Тюфякин и графиня Сиркур совершенно согласно показывали, что убийство, умышленное в особенности, не дозволялось и нашими древними законами, разве когда сгоряча, да и то оно строго воспрещено.

– Я довольно недоверчиво, – заметила гр. Сиркур, – отношусь к рассказам всех искателей приключений, которые окружали Демидова и управляли его заводами; мне сдаются преувеличенными все рассказы эмигрантов, несмотря на мое глубокое к ним уважение.

– Граф Иосиф де Местер мне рассказывал со слов Тамары, и я этим словам верю, как себе, – заметил с большим тактом Тюфякин, – что к священнику в одной из деревень Тамары привезли хоронить девку. Священник усомнился и заподозрил, что, может быть, девка лишила сама себя жизни. Призвали из дома Тамары врача, который, не обинуясь, видя раны на трупе, заявил, что она засечена до смерти, и сам староста, ее доставивший, не опроверг его слов. Священник, вовсе не думая доводить о том до сведения суда или начальства, похоронил ее как ни в чем не бывало.

Анекдот, рассказанный Тюфякиным, дал моей матери время успокоиться.
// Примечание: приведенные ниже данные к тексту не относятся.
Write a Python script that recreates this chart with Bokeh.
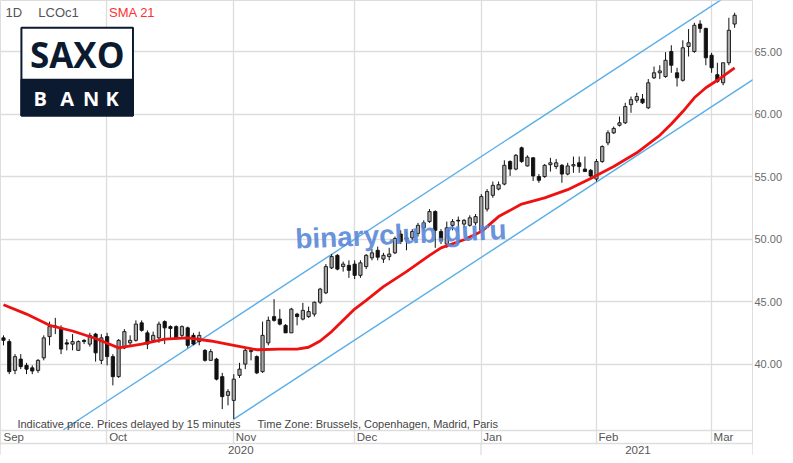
from bokeh.plotting import figure
from bokeh.models import Range1d, FixedTicker, NumeralTickFormatter, ColumnDataSource
from bokeh.core.properties import value
from bokeh.embed import file_html
from bokeh.resources import INLINE

# ---------------- data ----------------
opens = [42.1, 41.8, 39.5, 40.4, 39.9, 39.7, 39.5, 40.5, 42.2, 42.95, 42.9, 41.7, 41.6, 41.1, 41.9, 41.6, 42.4, 40.3,
         42.2, 40.6, 39.0, 41.3, 41.7, 41.9, 43.3, 42.5, 41.9, 42.1, 43.4, 43.0, 43.0, 42.3, 42.9, 42.3, 41.8, 41.1, 40.3, 40.4, 39.0, 37.5,
         37.1, 39.1, 40.0, 41.0, 40.6, 39.4, 41.7, 43.8, 43.6, 43.1, 42.5, 44.0, 43.6, 43.8, 44.0, 44.95, 45.7, 47.7, 48.7, 47.8, 47.9,
         48.0, 47.1, 47.8, 48.5, 49.1, 48.4, 48.6, 48.9, 50.4, 50.0, 50.1, 50.45, 50.9, 51.4, 52.2, 50.6, 49.6, 51.1, 51.5, 51.2, 51.1, 51.3,
         50.7, 52.4, 53.5, 54.0, 54.4, 56.2, 55.6, 57.3, 55.85, 56.5, 55.0, 55.0, 55.95, 55.8, 55.9, 55.2, 55.85, 56.1, 55.6, 55.5,
         54.8, 56.2, 57.7, 58.5, 59.1, 59.3, 60.75, 61.1, 61.2, 60.5, 62.9, 63.3, 63.0, 65.0, 63.3, 62.7, 65.4, 65.0, 67.2, 66.85,
         64.7, 63.15, 62.5, 64.1, 67.2]
highs = [42.3, 42.0, 40.8, 40.8, 40.1, 39.9, 40.4, 42.3, 43.4, 43.7, 43.1, 42.0, 42.4, 41.9, 42.0, 42.5, 42.5, 42.4,
         42.5, 40.8, 42.0, 42.8, 42.3, 43.5, 43.5, 42.7, 42.6, 43.4, 43.5, 43.1, 43.1, 43.1, 43.0, 42.5, 42.6, 41.2, 41.2, 40.5, 39.3, 38.0,
         39.2, 40.1, 41.3, 41.2, 40.7, 43.4, 43.8, 45.2, 44.4, 43.2, 44.5, 44.1, 44.9, 44.6, 45.0, 46.1, 48.0, 48.8, 48.8, 48.2, 48.3,
         48.3, 48.3, 48.8, 49.2, 49.4, 48.9, 49.3, 50.2, 50.7, 50.6, 50.8, 51.3, 51.5, 52.4, 52.3, 50.8, 51.4, 51.6, 51.8, 51.6, 51.9, 52.0,
         53.6, 54.0, 54.6, 54.6, 56.3, 56.3, 56.8, 57.4, 56.7, 56.55, 55.2, 56.0, 56.5, 56.4, 56.0, 56.1, 56.6, 56.6, 56.6, 55.6,
         56.4, 57.5, 58.7, 59.0, 59.8, 60.9, 61.4, 61.7, 61.6, 62.8, 63.8, 63.9, 64.95, 65.5, 63.7, 65.9, 66.8, 67.3, 67.5, 66.9,
         64.9, 64.1, 64.1, 67.7, 68.1]
lows = [41.5, 39.2, 39.2, 39.6, 39.2, 39.2, 39.3, 40.3, 41.5, 42.4, 40.8, 41.1, 41.1, 41.1, 41.6, 41.4, 40.2, 40.0,
        39.9, 38.3, 38.9, 41.2, 41.4, 41.8, 42.6, 41.2, 41.8, 41.7, 41.6, 42.1, 42.0, 42.1, 41.3, 41.5, 41.5, 40.2, 40.3, 38.7, 36.4, 36.7,
        35.6, 38.9, 39.6, 40.3, 39.2, 39.3, 41.5, 43.4, 43.1, 42.5, 42.5, 43.1, 43.5, 43.7, 43.8, 44.8, 45.6, 47.6, 47.5, 47.4, 46.9,
        46.8, 46.9, 47.6, 48.3, 48.3, 48.1, 48.3, 48.8, 49.6, 49.1, 49.9, 50.2, 50.7, 51.3, 49.3, 49.6, 49.3, 50.7, 50.6, 50.9, 51.0, 51.1,
        50.5, 52.2, 53.3, 53.9, 54.3, 55.05, 55.5, 56.1, 55.8, 54.65, 54.5, 54.9, 55.4, 55.6, 54.5, 55.1, 55.3, 55.3, 55.4, 54.9,
        54.6, 56.1, 57.5, 58.4, 59.0, 59.2, 60.1, 60.9, 60.8, 60.4, 62.8, 62.8, 62.9, 63.3, 62.2, 62.6, 64.6, 64.9, 66.5, 63.9,
        63.3, 62.5, 62.3, 63.9, 66.9]
closes = [41.9, 39.4, 40.6, 39.8, 39.6, 39.45, 40.3, 42.1, 43.0, 43.05, 41.2, 41.6, 41.8, 41.8, 41.8, 42.3, 40.9, 42.1,
          40.6, 39.0, 41.9, 42.6, 41.9, 43.2, 42.7, 41.6, 42.3, 43.2, 42.9, 42.85, 42.1, 43.0, 41.5, 41.6, 42.3, 40.3, 41.0, 38.8, 37.4, 37.8,
          38.8, 39.6, 41.1, 41.1, 39.3, 42.3, 43.5, 43.5, 43.2, 42.5, 44.4, 43.8, 44.3, 44.2, 44.95, 46.0, 47.8, 48.6, 47.6, 48.0, 47.5,
          47.1, 48.1, 48.7, 48.9, 48.55, 48.7, 48.8, 50.05, 49.8, 50.1, 50.6, 51.1, 51.3, 52.2, 50.7, 49.9, 50.9, 51.4, 51.45, 51.5, 51.7, 51.8,
          53.4, 53.8, 54.3, 54.35, 55.9, 55.6, 56.7, 56.2, 56.55, 55.05, 54.7, 55.9, 56.1, 56.1, 55.2, 55.85, 55.95, 55.8, 55.4, 55.05,
          56.2, 57.4, 58.5, 58.85, 59.3, 60.6, 61.15, 61.4, 60.9, 62.5, 63.3, 63.45, 64.3, 63.9, 62.9, 65.3, 65.7, 67.1, 66.85, 64.5,
          63.7, 62.6, 64.1, 66.7, 67.9]

sma_idx = [0, 4, 8, 12, 16, 20, 24, 28, 32, 36, 40, 44, 48, 51, 53, 55, 57, 59, 61, 63, 66, 70, 74, 76, 80, 83, 86, 90, 94,
           98, 102, 106, 110, 114, 116, 118, 120, 122, 124, 127]
sma_val = [44.75, 44.0, 43.1, 42.65, 42.05, 41.3, 41.6, 42.0, 42.1, 41.85, 41.5, 41.15, 41.2, 41.2, 41.35, 41.85, 42.6,
           43.5, 44.4, 45.1, 46.2, 47.4, 48.7, 49.3, 49.95, 50.6, 51.8, 52.8, 53.3, 53.95, 54.85, 55.8, 56.9, 58.3, 59.2,
           60.2, 61.3, 62.1, 62.7, 63.7]

upper_channel_x = [10.4, 131.0]
upper_channel_y = [34.75, 71.05]
lower_channel_x = [40.0, 131.0]
lower_channel_y = [35.6, 62.99]

month_labels = ["Sep", "Oct", "Nov", "Dec", "Jan", "Feb", "Mar"]
month_first_idx = [18, 40, 61, 83, 103, 123]          # Oct 1 ... Mar 1
year_labels = ["2020", "2021"]
price_ticks = [40, 45, 50, 55, 60, 65]

# ---------------- layout ----------------
W, H = 785, 455
FRAME_W = 755
PPX = 5.78
X0 = -3 / PPX
X1 = X0 + FRAME_W / PPX
PPY = 12.62 * 0.9908


def fy(ry):
    # reference pixel row -> figure pixel row (bottom rows squeezed a little)
    return ry * 0.9908 if ry <= 434 else 430 + (ry - 434) * 25 / 28


Y_TOP = 65 + fy(51.5) / PPY
Y_BOT = Y_TOP - H / PPY


def dx(rx):
    return X0 + rx / PPX


def dy(ry):
    return Y_TOP - fy(ry) / PPY


FONT = value("Liberation Sans")
GRID = "#dddddd"

p = figure(width=W, height=H, output_backend="svg", toolbar_location=None,
           x_range=Range1d(X0, X1), y_range=Range1d(Y_BOT, Y_TOP),
           x_axis_location=None, y_axis_location="right",
           min_border_left=0, min_border_top=0, min_border_bottom=0, min_border_right=W - FRAME_W)
p.background_fill_color = "white"
p.border_fill_color = "white"
p.outline_line_color = GRID
p.outline_line_width = 1

ax = p.yaxis[0]
ax.ticker = FixedTicker(ticks=price_ticks)
ax.formatter = NumeralTickFormatter(format="0.00")
ax.axis_line_color = None
ax.major_tick_line_color = None
ax.major_tick_out = 0
ax.major_tick_in = 0
ax.minor_tick_line_color = None
ax.major_label_standoff = 2
ax.major_label_text_font = "Liberation Sans"
ax.major_label_text_font_size = "11px"
ax.major_label_text_color = "#6a6a6a"

p.ygrid.ticker = FixedTicker(ticks=price_ticks)
p.ygrid.grid_line_color = GRID
p.ygrid.grid_line_width = 1.3
grid_x = [i - 0.05 for i in month_first_idx]
p.xgrid.ticker = FixedTicker(ticks=grid_x)
p.xgrid.grid_line_color = GRID
p.xgrid.grid_line_width = 1.3

# bottom rows (month row, year row)
p.quad(left=[X0], right=[X1], bottom=[Y_BOT], top=[dy(449.5)], fill_color="white", line_color=None)
p.hspan(y=[dy(434), dy(449)], line_color=GRID, line_width=1.3)
jan = grid_x[month_labels.index("Jan") - 1]
p.segment(x0=[jan], y0=[Y_BOT], x1=[jan], y1=[dy(449)], line_color=GRID, line_width=1.3)

lab_x = [dx(3)] + [g + 0.4 for g in grid_x]
p.text(x=lab_x, y=[dy(441.5)] * len(lab_x), text=month_labels, text_font=FONT, text_font_size="11.5px",
       text_color="#555555", text_align="left", text_baseline="middle")
year_x = [(X0 + jan) / 2, dx(640)]
p.text(x=year_x, y=[dy(456)] * 2, text=year_labels, text_font=FONT, text_font_size="11.5px",
       text_color="#555555", text_align="center", text_baseline="middle")

# channel lines
p.line(upper_channel_x, upper_channel_y, line_color="#5aaee8", line_width=1.4)
p.line(lower_channel_x, lower_channel_y, line_color="#5aaee8", line_width=1.4)

# candles
idx = list(range(len(opens)))
src = ColumnDataSource(dict(
    x=idx, o=opens, h=highs, l=lows, c=closes,
    top=[max(a, b) for a, b in zip(opens, closes)],
    bot=[min(a, b) for a, b in zip(opens, closes)],
    fill=["#a8a8a8" if c >= o else "#111111" for o, c in zip(opens, closes)],
))
p.segment(x0="x", y0="l", x1="x", y1="h", source=src, line_color="#111111", line_width=1)
p.vbar(x="x", width=0.56, top="top", bottom="bot", source=src, fill_color="fill", line_color="#111111",
       line_width=0.9)

# SMA 21
p.line(sma_idx, sma_val, line_color="#ee1111", line_width=2.8, line_join="round")

# watermark
p.text(x=[dx(402)], y=[dy(236)], text=["binaryclub.guru"], text_font=FONT, text_font_style="bold",
       text_font_size="28px", text_color="#5a88d8", text_alpha=0.92, angle=0.045,
       text_align="center", text_baseline="middle")

# footer note
p.text(x=[dx(17), dx(258)], y=[dy(427)] * 2,
       text=["Indicative price. Prices delayed by 15 minutes", "Time Zone: Brussels, Copenhagen, Madrid, Paris"],
       text_font=FONT, text_font_size="11px", text_color="#444444", text_align="left", text_baseline="middle")

# header
p.text(x=[dx(5), dx(38)], y=[dy(12)] * 2, text=["1D", "LCOc1"], text_font=FONT, text_font_size="13px",
       text_color="#555555", text_align="left", text_baseline="middle")
p.text(x=[dx(109)], y=[dy(12)], text=["SMA 21"], text_font=FONT, text_font_size="13px",
       text_color="#ff3030", text_align="left", text_baseline="middle")

# logo
NAVY = "#0c1a30"
p.quad(left=[dx(21)], right=[dx(133)], top=[dy(27.5)], bottom=[dy(116)], fill_color="white",
       line_color=NAVY, line_width=2)
p.quad(left=[dx(21)], right=[dx(133)], top=[dy(80)], bottom=[dy(116)], fill_color=NAVY, line_color=NAVY,
       line_width=2)
p.text(x=[dx(77)], y=[dy(55)], text=["SAXO"], text_font=value("Open Sans"), text_font_style="bold",
       text_font_size="35px", text_color=NAVY, text_align="center", text_baseline="middle")
p.text(x=[dx(40), dx(67), dx(91), dx(112)], y=[dy(98.5)] * 4, text=["B", "A", "N", "K"],
       text_font=value("Open Sans"), text_font_style="bold", text_font_size="20px", text_color="white",
       text_align="center", text_baseline="middle")

open("out.html", "w").write(file_html(p, INLINE))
Я ожидала взрыва. Раздосадованная крайне неприличной выходкой г-жи Сиркур в отношении к ней самой и затрогивающей (так в книге – Д. Т.) к тому же национальную честь, мать моя, с удивительным хладнокровием и сдержанностью, не упустив из виду отстоять и нынешнее правительство, с большим тактом (браво, мама!) произнесла, останавливаясь на каждом слове:

 

– Мы располагаем до сих пор жизнию и смертию своих невольников, правительство настолько умно и просвещенно, что в эти дела не вмешивается.

– Я далеко не друг рабства, – возразил Морни моей матери, – но в данном случае я никак не соглашусь кормить людей, которые мне ничего не зарабатывают. Это нелепо и бросается в глаза.

Моя мать и я, вместе с Тургеневым и Морни, вернулись домой. Тургенев строил страшные куры моей матери, и моя мать страшно кокетничала с ним. Я совершенно не понимаю, что происходит. Кажется, что нюх у ней достаточен. Едва Морни уехал, мать вошла в комнату, крайне взволнованная и не на шутку раздосадованная. Я спросила, что Тургенев, он, кажется, был совсем готов на дерзости? Матушка не на шутку рассердилась и рассказала мне, что, разоблачась, она легла на кушетку и стала его приласкивать. Он тотчас ухватился за шляпу и, торопясь, сказал: – Если бы мы были в плантациях какао! Каков негодяй, невежа!

– Мне рассказывали что-то подобное, случившееся у него с г-жой Бравурой, – сказала я, – но я не могла поверить. Да он хотя бы из одной учтивости…

Вчера был граф Поццо ди Борго. Он назначен в Лондон. Он рассеянно играл в вист и был в каком-то забытьи. Ему за семьдесят лет, и можно ли в эти лета свыкаться с новою жизнью, в чужом городе? Он принес письмо императора Николая от 16 февраля; вот что царь ему пишет: «Прося вас об этом, я не скрыл от себя, что ваше новое назначение, после такой долгой карьеры, вам должно было показаться столь же неожиданным, как и тягостным». Я успела записать это сознание своей несправедливости. Когда уехал Поццо ди Борго, Тюфякин мне сказал, когда мы остались одни:

– Ништо ему, – он поддерживал Людовика-Филиппа в 1830 году, потому что играл на бирже на возвышении фондов. Французские фонды не должны касаться царя.

– Я то же, наверное, сама бы сделала.

О царедворцы, царедворцы! Прощай, душа моя, душенька.